Insomma, una proposta, sulla quale pare sia d’accordo anche il Consiglio dei Ministri, abbastanza convincente e, probabilmente, condivisibile anche dal Consiglio di Presidenza della Giustizia Tributaria (il CSM dei giudici tributari) e dall’Associazione Nazionale Magistrati Tributari (ANMT), specialmente se non si porranno limiti di anzianità di servizio ai giudici “laici” per il passaggio alla carriera ordinaria di Giudice Tributario, proposta (almeno sei anni di permanenza nelle Commissioni Tributarie) che sarebbe stata avanzata in sede di redazione del progetto.

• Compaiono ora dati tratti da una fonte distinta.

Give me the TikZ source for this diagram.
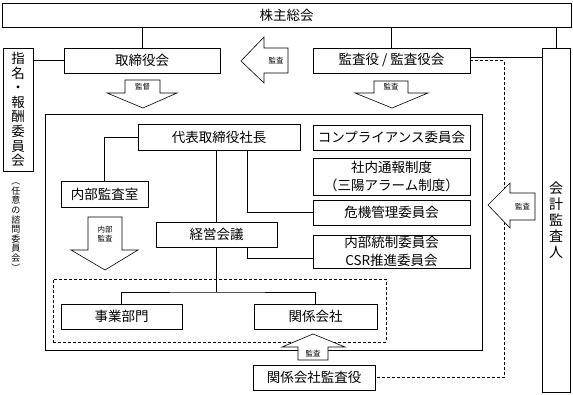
\documentclass[tikz,border=0pt]{standalone}
\usepackage{fontspec}
\setmainfont{Noto Sans CJK JP}
\usetikzlibrary{calc}
\tikzset{
  box/.style    = {draw, line width=0.6pt, inner sep=0pt, align=center,
                   minimum height=25pt, font=\fontsize{13.5}{18}\selectfont},
  vbox/.style   = {draw, line width=0.6pt, inner sep=0pt, align=center,
                   font=\fontsize{13.5}{14.6}\selectfont},
  frame/.style  = {draw, line width=0.6pt, inner sep=0pt},
  conn/.style   = {line width=0.6pt},
  dconn/.style  = {line width=0.6pt, dash pattern=on 3pt off 2pt},
  barrow/.style = {draw, fill=white, line width=0.6pt, line join=miter},
  alabel/.style = {inner sep=0pt, align=center, font=\fontsize{7.5}{9.5}\selectfont}
}

\begin{document}
\begin{tikzpicture}[x=1pt, y=-1pt]
\useasboundingbox (0,0) rectangle (573,394);

%% --- outer organs ---
\node[box, minimum width=569pt, minimum height=24pt] (soukai) at (286.5,15) {株主総会};
\node[box, minimum width=156pt] (torishimari) at (142,60.5) {取締役会};
\node[box, minimum width=157pt] (kansayaku) at (391.5,60.5) {監査役 / 監査役会};
\node[vbox, minimum width=30pt, minimum height=123pt] (shimei) at (18,109.5)
  {指\\名\\・\\報\\酬\\委\\員\\会};
\node[alabel, font=\fontsize{9}{9.6}\selectfont] (nini) at (16,227)
  {︵\\任\\意\\の\\諮\\問\\委\\員\\会\\︶};
\node[vbox, font=\fontsize{14}{16}\selectfont, minimum width=28pt, minimum height=344pt]
  (kaikei) at (556,220) {会\\計\\監\\査\\人};

%% --- frames ---
\node[frame, minimum width=437pt, minimum height=236pt] (gyomu) at (263.5,232) {};
\node[frame, dconn, minimum width=333pt, minimum height=63pt] (group) at (219.5,310.5) {};

%% --- inner organs ---
\node[box, minimum width=162pt, minimum height=26pt] (daihyo) at (219,137) {代表取締役社長};
\node[box, minimum width=87pt, minimum height=26pt] (naibukansa) at (104.5,194) {内部監査室};
\node[box, minimum width=121pt] (keiei) at (216.5,234.5) {経営会議};
\node[box, minimum width=157pt] (comp) at (391.5,137.5) {コンプライアンス委員会};
\node[box, minimum width=157pt, minimum height=37pt] (shanai) at (391.5,176.5)
  {社内通報制度\\（三陽アラーム制度）};
\node[box, minimum width=157pt] (kiki) at (391.5,212.5) {危機管理委員会};
\node[box, minimum width=157pt, minimum height=33pt] (naibutosei) at (391.5,251.5)
  {内部統制委員会\\CSR推進委員会};
\node[box, minimum width=121pt] (jigyo) at (121.5,316.5) {事業部門};
\node[box, minimum width=123pt] (kankei) at (315.5,316.5) {関係会社};
\node[box, minimum width=122pt] (kkansa) at (314,377.5) {関係会社監査役};

%% --- connectors ---
\draw[conn] (soukai.south -| torishimari.north) -- (torishimari.north);
\draw[conn] (soukai.south -| kansayaku.north) -- (kansayaku.north);
\draw[conn] (soukai.south -| kaikei.north) -- (kaikei.north);
\draw[conn] (torishimari.west) -- (torishimari.west -| shimei.east);
\draw[conn] ([yshift=3.5pt]kansayaku.east) -- ([yshift=3.5pt]kansayaku.east -| kaikei.west);
\coordinate (dturn) at (504,61);
\draw[dconn] (kansayaku.east) -- (kansayaku.east -| dturn) |- (kkansa.east);

\draw[conn] (daihyo.west) -| (naibukansa.north);
\draw[conn] (keiei.north |- daihyo.south) -- (keiei.north);
\draw[conn] ([xshift=28pt]daihyo.south) |- (kiki.west);
\draw[conn] ([xshift=30.5pt]keiei.south) |- ([yshift=-6.5pt]naibutosei.west);
\coordinate (bunki) at (216.5,292);
\draw[conn] (keiei.south) -- (bunki);
\draw[conn] (jigyo.north) |- (bunki) -| (kankei.north);

%% --- block arrows ---
\draw[barrow] (241,61) -- (264,37) -- (264,48) -- (288,48) -- (288,73)
  -- (264,73) -- (264,83) -- cycle;
\node[alabel] (a1) at (276,60.5) {監査};
\draw[barrow] (125,80) -- (160,80) -- (160,93) -- (177,93) -- (143,108)
  -- (107,93) -- (125,93) -- cycle;
\node[alabel] (a2) at (142.5,86.5) {監督};
\draw[barrow] (374,81) -- (408,81) -- (408,93) -- (428,93) -- (392,108)
  -- (355,93) -- (374,93) -- cycle;
\node[alabel] (a3) at (391,87) {監査};
\draw[barrow] (88,217) -- (122,217) -- (122,250) -- (138,250) -- (105,270)
  -- (71,250) -- (88,250) -- cycle;
\node[alabel] (a4) at (105,234) {内部\\監査};
\draw[barrow] (488,205) -- (510,183) -- (510,193) -- (535,193) -- (535,220)
  -- (510,220) -- (510,228) -- cycle;
\node[alabel] (a5) at (522.5,206.5) {監査};
\draw[barrow] (313,334) -- (345,347) -- (328,347) -- (328,360) -- (298,360)
  -- (298,347) -- (282,347) -- cycle;
\node[alabel] (a6) at (313,353.5) {監査};

\end{tikzpicture}
\end{document}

Al riguardo l’ANMT, lo scorso 14 ottobre, nell’invitare le sezioni regionali dell’Associazione a proclamare lo stato di agitazione (proclamazione già avvenuta nel Lazio), ha manifestato il proprio avviso secondo il quale qualunque scelta venga fatta, è indispensabile che venga assicurata la permanenza in servizio degli attuali giudici tributari nello status posseduto e con il limite di età attualmente vigente, e ciò per “l’insostituibile patrimonio di conoscenze ed esperienze maturate”. Ciò anche al fine di permettere la funzionalità della giustizia tributaria ed un’adeguata formazione professionale dei nuovi giudici.
Non si dimentichi che, come si diceva prima, l’apporto lavorativo e professionale dei giudici non togati (quasi la metà dei 2.800 giudici tributari), risulta fondamentale nello svolgimento della enorme mole di lavoro della commissioni Tributarie, dovendosi rigettare in maniera ferma qualunque affermazione o sospetto che la qualità della “produzione” dei giudici laici, proprio per la precarietà del rapporto e la modestissima retribuzione (non più di dodici euro a sentenza), sia diversa da quella degli altri giudici togati.
L’importante, comunque, è che si faccia presto. Al pari di tutte le altre problematiche che rendono il fisco italiano lontano dai cittadini, una giustizia tributaria della quale si arriva a dubitare, addirittura, della sua indipendenza, non può che allontanare non solo gli investitori stranieri, ma anche i nostri contribuenti, ai quali, invece, si continua a chiedere correttezza fiscale, compliance ed adesione spontanea.